#### DATA EXTRACT:
● ● ●

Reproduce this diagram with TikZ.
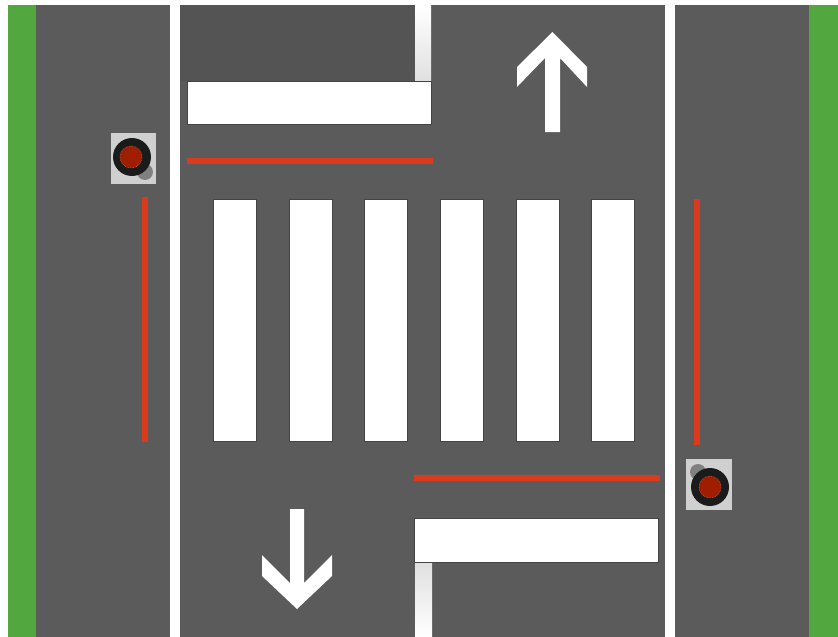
\documentclass[tikz,border=0pt]{standalone}
\definecolor{grassc}{HTML}{52A83F}
\definecolor{roadc}{HTML}{5B5B5B}
\definecolor{darkc}{HTML}{545454}
\definecolor{redc}{HTML}{DC3A1C}
\definecolor{panelc}{HTML}{D0D0D0}
\definecolor{knobc}{HTML}{1A1C1C}
\definecolor{lampc}{HTML}{A01E00}
\definecolor{lampedge}{HTML}{C8604A}
\definecolor{backc}{HTML}{808080}
\definecolor{edgec}{HTML}{444444}
\tikzset{
 paint/.style={fill=white,draw=none},
 stripe/.style={fill=white,draw=edgec,line width=.6pt},
 redline/.style={draw=redc,line width=6pt},
 panel/.style={fill=panelc,draw=none},
 back/.style={fill=backc,draw=none},
 knob/.style={fill=knobc,draw=none},
 lamp/.style={fill=lampc,draw=lampedge,line width=.6pt,densely dotted},
}
\begin{document}
\begin{tikzpicture}[x=1pt,y=-1pt]
\useasboundingbox (0,0) rectangle (838,637);
\fill[white] (0,0) rectangle (838,637);
% ground
\fill[grassc] (8,5) rectangle (36,637);
\fill[grassc] (809,5) rectangle (838,637);
\fill[roadc] (36,5) rectangle (809,637);
\fill[darkc] (180,5) rectangle (415,81);
% long edge lines
\fill[paint] (170,5) rectangle (180,637);
\fill[paint] (665,5) rectangle (675,637);
% stubs
\shade[top color=white,bottom color=black!12] (415,5) rectangle (431,80);
\shade[top color=black!12,bottom color=white] (415,563) rectangle (432,637);
% stop bars
\draw[stripe] (187,81) rectangle (431,124);
\draw[stripe] (414,518) rectangle (658,562);
% red lines
\draw[redline] (187,161) -- (433,161);
\draw[redline] (414,478) -- (660,478);
\draw[redline] (145,197) -- (145,442);
\draw[redline] (697,199) -- (697,445);
% crossing
\foreach \a in {213,289,364,440,516,591}
  \draw[stripe] (\a,199) rectangle (\a+43,441);
% arrows
\fill[paint] (552.5,32) -- (587,67) -- (587,87) -- (560,58) -- (560,132) -- (545,132) -- (545,58) -- (517,87) -- (517,67) -- cycle;
\fill[paint] (297,609) -- (332,576) -- (332,555) -- (304,583) -- (304,509) -- (290,509) -- (290,583) -- (262,555) -- (262,576) -- cycle;
% buttons
\fill[panel] (111,133) rectangle (156,184);
\fill[back] (145,172) circle (8);
\fill[knob] (132,157) circle (19);
\draw[lamp] (131,157) circle (11);
\fill[panel] (686,459) rectangle (732,510);
\fill[back] (698,472) circle (8);
\fill[knob] (710,487) circle (19);
\draw[lamp] (710,487) circle (11);
\end{tikzpicture}
\end{document}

● ● ●

#### WHAT THE EXERCISE ASKS:
Every line is to be duplicated exactly, though pictures stay out.

#### SOLVED PROBLEM:
Reproduce this diagram with TikZ.
\documentclass[tikz,border=0pt]{standalone}
\definecolor{grassc}{HTML}{52A83F}
\definecolor{roadc}{HTML}{5B5B5B}
\definecolor{darkc}{HTML}{545454}
\definecolor{redc}{HTML}{DC3A1C}
\definecolor{panelc}{HTML}{D0D0D0}
\definecolor{knobc}{HTML}{1A1C1C}
\definecolor{lampc}{HTML}{A01E00}
\definecolor{lampedge}{HTML}{C8604A}
\definecolor{backc}{HTML}{808080}
\definecolor{edgec}{HTML}{444444}
\tikzset{
 paint/.style={fill=white,draw=none},
 stripe/.style={fill=white,draw=edgec,line width=.6pt},
 redline/.style={draw=redc,line width=6pt},
 panel/.style={fill=panelc,draw=none},
 back/.style={fill=backc,draw=none},
 knob/.style={fill=knobc,draw=none},
 lamp/.style={fill=lampc,draw=lampedge,line width=.6pt,densely dotted},
}
\begin{document}
\begin{tikzpicture}[x=1pt,y=-1pt]
\useasboundingbox (0,0) rectangle (838,637);
\fill[white] (0,0) rectangle (838,637);
% ground
\fill[grassc] (8,5) rectangle (36,637);
\fill[grassc] (809,5) rectangle (838,637);
\fill[roadc] (36,5) rectangle (809,637);
\fill[darkc] (180,5) rectangle (415,81);
% long edge lines
\fill[paint] (170,5) rectangle (180,637);
\fill[paint] (665,5) rectangle (675,637);
% stubs
\shade[top color=white,bottom color=black!12] (415,5) rectangle (431,80);
\shade[top color=black!12,bottom color=white] (415,563) rectangle (432,637);
% stop bars
\draw[stripe] (187,81) rectangle (431,124);
\draw[stripe] (414,518) rectangle (658,562);
% red lines
\draw[redline] (187,161) -- (433,161);
\draw[redline] (414,478) -- (660,478);
\draw[redline] (145,197) -- (145,442);
\draw[redline] (697,199) -- (697,445);
% crossing
\foreach \a in {213,289,364,440,516,591}
  \draw[stripe] (\a,199) rectangle (\a+43,441);
% arrows
\fill[paint] (552.5,32) -- (587,67) -- (587,87) -- (560,58) -- (560,132) -- (545,132) -- (545,58) -- (517,87) -- (517,67) -- cycle;
\fill[paint] (297,609) -- (332,576) -- (332,555) -- (304,583) -- (304,509) -- (290,509) -- (290,583) -- (262,555) -- (262,576) -- cycle;
% buttons
\fill[panel] (111,133) rectangle (156,184);
\fill[back] (145,172) circle (8);
\fill[knob] (132,157) circle (19);
\draw[lamp] (131,157) circle (11);
\fill[panel] (686,459) rectangle (732,510);
\fill[back] (698,472) circle (8);
\fill[knob] (710,487) circle (19);
\draw[lamp] (710,487) circle (11);
\end{tikzpicture}
\end{document}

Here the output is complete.